- Task requirements: Please output the data below exactly as given, starting at its first line and stopping after the line that contains "const textColor = '#2a2a2a';".

* * *

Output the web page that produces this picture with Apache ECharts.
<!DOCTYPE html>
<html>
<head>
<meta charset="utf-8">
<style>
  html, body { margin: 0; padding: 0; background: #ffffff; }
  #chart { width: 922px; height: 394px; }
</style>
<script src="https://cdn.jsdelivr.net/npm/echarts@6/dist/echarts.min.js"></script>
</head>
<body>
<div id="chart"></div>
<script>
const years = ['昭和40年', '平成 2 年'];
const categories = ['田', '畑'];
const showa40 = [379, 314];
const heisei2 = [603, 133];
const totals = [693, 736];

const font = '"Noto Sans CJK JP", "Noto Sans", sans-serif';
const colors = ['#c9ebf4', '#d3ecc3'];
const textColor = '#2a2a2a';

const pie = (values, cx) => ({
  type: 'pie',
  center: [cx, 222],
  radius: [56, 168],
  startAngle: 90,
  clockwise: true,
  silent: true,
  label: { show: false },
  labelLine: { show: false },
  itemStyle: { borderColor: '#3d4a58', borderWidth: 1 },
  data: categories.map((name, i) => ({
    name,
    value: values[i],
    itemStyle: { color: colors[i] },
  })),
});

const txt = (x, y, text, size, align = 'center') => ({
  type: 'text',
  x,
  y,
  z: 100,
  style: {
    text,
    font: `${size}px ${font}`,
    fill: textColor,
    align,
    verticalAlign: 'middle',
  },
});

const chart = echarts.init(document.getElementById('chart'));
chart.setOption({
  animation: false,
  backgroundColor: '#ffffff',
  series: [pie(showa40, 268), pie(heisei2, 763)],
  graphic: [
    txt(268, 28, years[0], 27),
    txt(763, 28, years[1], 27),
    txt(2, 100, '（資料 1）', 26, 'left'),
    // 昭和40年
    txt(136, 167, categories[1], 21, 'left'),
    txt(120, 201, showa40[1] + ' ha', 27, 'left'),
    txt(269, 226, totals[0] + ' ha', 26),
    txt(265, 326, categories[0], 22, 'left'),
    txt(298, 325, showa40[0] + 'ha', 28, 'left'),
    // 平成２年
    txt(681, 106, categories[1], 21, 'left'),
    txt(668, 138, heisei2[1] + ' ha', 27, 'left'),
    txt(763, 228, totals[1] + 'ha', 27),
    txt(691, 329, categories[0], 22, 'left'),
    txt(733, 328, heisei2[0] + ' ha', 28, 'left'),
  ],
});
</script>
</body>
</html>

* * *

- Expected output:
Output the web page that produces this picture with Apache ECharts.
<!DOCTYPE html>
<html>
<head>
<meta charset="utf-8">
<style>
  html, body { margin: 0; padding: 0; background: #ffffff; }
  #chart { width: 922px; height: 394px; }
</style>
<script src="https://cdn.jsdelivr.net/npm/echarts@6/dist/echarts.min.js"></script>
</head>
<body>
<div id="chart"></div>
<script>
const years = ['昭和40年', '平成 2 年'];
const categories = ['田', '畑'];
const showa40 = [379, 314];
const heisei2 = [603, 133];
const totals = [693, 736];

const font = '"Noto Sans CJK JP", "Noto Sans", sans-serif';
const colors = ['#c9ebf4', '#d3ecc3'];
const textColor = '#2a2a2a';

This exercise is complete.